Consecutive cycles of animosity on one side could be worrying.
The tapestry of dysfunctional patchwork that make up the American Constitutional Republic, while tattered and frayed before, has found ways to persist.
[1] https://www.pewresearch.org/politics/2000/12/01/many-questio...
[2] https://news.gallup.com/poll/4687/seven-americans-accept-bus...
Is that not what we're experiencing now?
It's hard to 'both sides' this issue with a straight face, when the biggest election denier in America is a former president and current presidential candidate. When was the last time that happened?
The closest parallel was probably Aaron Burr and his…whatever exactly he was trying to achieve in 1806-1807 in the Southwest after being dumped as VP in 1804 in part resulting from Jefferson’s suspicions that he was trying to pull electoral shenanigans in 1800. But that’s a long time ago, in very different circumstances, and not a particularly close parallel. So, never anything really similar.
But you raise a good point in that Al Gore was far more gracious when aggrieved. He comported himself with the norms established in the last 60 years during the modern mass media era.
Clearly you aren't going to have a large contingent of deniers of elections that your favored party won.

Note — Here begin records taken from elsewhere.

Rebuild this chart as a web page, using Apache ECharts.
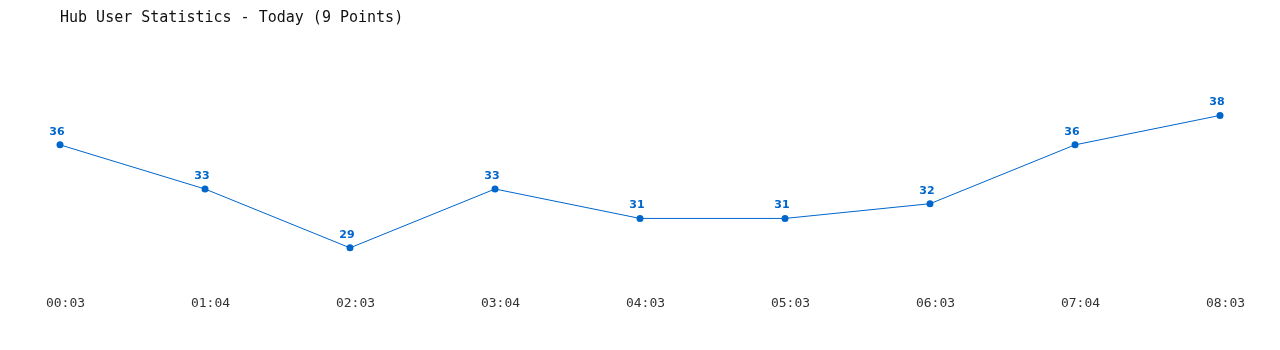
<!DOCTYPE html>
<html>
<head>
<meta charset="utf-8">
<script src="https://cdn.jsdelivr.net/npm/echarts@6/dist/echarts.min.js"></script>
<style>
html,body{margin:0;padding:0;background:#fff;}
#chart{width:1280px;height:350px;}
</style>
</head>
<body>
<div id="chart"></div>
<script>
const titleText = "Hub User Statistics - Today (9 Points)";
const categories = ["00:03","01:04","02:03","03:04","04:03","05:03","06:03","07:04","08:03"];
const userCounts = [36,33,29,33,31,31,32,36,38];

const chart = echarts.init(document.getElementById('chart'), null, {renderer:'canvas'});
chart.setOption({
  animation:false,
  backgroundColor:'#ffffff',
  title:{
    text:titleText,
    left:55, top:6,
    textStyle:{fontFamily:'"DejaVu Sans Mono", monospace', fontSize:15, fontWeight:'normal', color:'#111'}
  },
  grid:{left:60, right:60, top:86, height:206},
  xAxis:{
    type:'category',
    data:categories,
    boundaryGap:false,
    axisLine:{show:false},
    axisTick:{show:false},
    splitLine:{show:false},
    axisLabel:{
      color:'#333', fontFamily:'"DejaVu Sans Mono", monospace', fontSize:13,
      margin:5, padding:[0,0,0,11]
    }
  },
  yAxis:{
    type:'value', min:26, max:40,
    show:false,
    splitLine:{show:false}
  },
  series:[{
    type:'line',
    data:userCounts,
    color:'#0066cc',
    lineStyle:{width:1, color:'#0066cc'},
    symbol:'circle',
    symbolSize:7,
    itemStyle:{color:'#0066cc'},
    label:{
      show:true, position:'top', distance:4, offset:[-3,0],
      color:'#0066cc', fontFamily:'Verdana, "DejaVu Sans", sans-serif', fontSize:11, fontWeight:'bold'
    }
  }]
});
</script>
</body>
</html>
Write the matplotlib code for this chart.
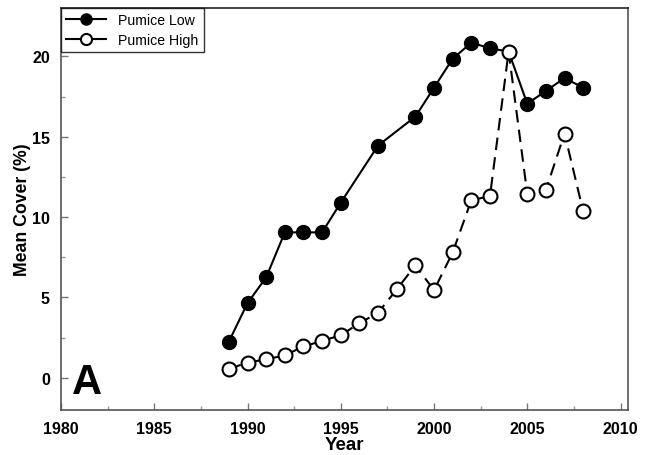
import matplotlib
matplotlib.use("Agg")
import matplotlib.pyplot as plt
from matplotlib.ticker import MultipleLocator
from matplotlib.lines import Line2D

plt.rcParams['font.family'] = ['Liberation Sans', 'DejaVu Sans']

series_names = ['Pumice Low', 'Pumice High']

years_low = [1989, 1990, 1991, 1992, 1993, 1994, 1995, 1997, 1999, 2000, 2001, 2002, 2003, 2004, 2005, 2006, 2007, 2008]
cover_low = [2.25, 4.65, 6.25, 9.05, 9.05, 9.05, 10.9, 14.45, 16.25, 18.05, 19.85, 20.85, 20.5, 20.3, 17.05, 17.85, 18.65, 18.05]

years_high = [1989, 1990, 1991, 1992, 1993, 1994, 1995, 1996, 1997, 1998, 1999, 2000, 2001, 2002, 2003, 2004, 2005, 2006, 2007, 2008]
cover_high = [0.55, 0.95, 1.15, 1.4, 1.95, 2.3, 2.65, 3.4, 4.05, 5.5, 7.0, 5.45, 7.8, 11.05, 11.3, 20.3, 11.45, 11.7, 15.2, 10.35]

fig = plt.figure(figsize=(6.47, 4.56), dpi=100)
ax = fig.add_axes([0.0943, 0.0987, 0.8763, 0.8813])

ax.plot(years_low, cover_low, color='black', lw=1.5, marker='o', ms=10,
        mfc='black', mec='black', zorder=3)
ax.plot(years_high, cover_high, color='black', lw=1.5, ls=(0, (6, 3.5)), marker='o', ms=10,
        mfc='white', mec='black', mew=1.5, zorder=4)

ax.set_xlim(1980, 2010.4)
ax.set_ylim(-2, 23)
ax.xaxis.set_major_locator(MultipleLocator(5))
ax.xaxis.set_minor_locator(MultipleLocator(2.5))
ax.yaxis.set_major_locator(MultipleLocator(5))
ax.yaxis.set_minor_locator(MultipleLocator(2.5))
ax.tick_params(which='major', direction='in', length=5, width=1, color='#777777', labelsize=11.5, pad=8)
ax.tick_params(which='minor', direction='in', length=3, width=1, color='#999999')
for lab in ax.get_xticklabels() + ax.get_yticklabels():
    lab.set_fontweight('bold')
for s in ax.spines.values():
    s.set_color('#555555')
    s.set_linewidth(1.2)
ax.spines['top'].set_color('#222222')

ax.set_xlabel('Year', fontsize=13.5, fontweight='bold', labelpad=0)
ax.set_ylabel('Mean Cover (%)', fontsize=12.7, fontweight='bold', labelpad=1)

ax.text(1980.6, -0.93, 'A', fontsize=30, fontweight='bold', ha='left', va='baseline')

handles = [
    Line2D([], [], color='black', lw=1.5, marker='o', ms=8, mfc='black', mec='black'),
    Line2D([], [], color='black', lw=1.5, marker='o', ms=8, mfc='white', mec='black', mew=1.5),
]
leg = ax.legend(handles, series_names, loc='upper left', fontsize=10.2, frameon=True, fancybox=False,
                borderaxespad=0, handlelength=2.8, borderpad=0.35, labelspacing=0.4,
                handletextpad=0.9)
leg.get_frame().set_edgecolor('black')
leg.get_frame().set_linewidth(1.0)

fig.savefig('out.png', dpi=100)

[1] https://en.wikipedia.org/wiki/2017_United_States_Electoral_C...
You can't just pick out some other thing and claim that is what is matters most. Just saying "when push comes to shove" doesn't mean anything. How many times did the Republican chair of the House Intelligence Committee lie about something like having evidence for the delusional conspiracy theory that "Trump colluded with Putin to hack the election", dangerously fueling election denial and undermining confidence in the democratic process, like Adam Schiff did? Aside from rhetoric and assertions by partisans and conspiracy theorists involved in the whole mess, where is the evidence to say what one side does is better or worse or more or less "damaging to democracy"? There isn't any.
If you in denial of the reality that both sides question elections and make up conspiracy theories when it suits them, you are incapable of anything approaching an objective understanding of the topic. Sorry.
Yes, that’s generally what “believe the election was stolen” without further qualification means; its not a reference to the total sum of people who believe at least one election in the history of the US was stolen.
> For the previous one a majority of Democrats including high ranking Democrat politicians and officials were election deniers.
No, they weren’t.
https://fivethirtyeight.com/features/more-republicans-distru...
A large percentage of Democrats believe Russian interference and other improper interference influenced the election results, but that’s different than thinking the actual vote was rigged or invalid.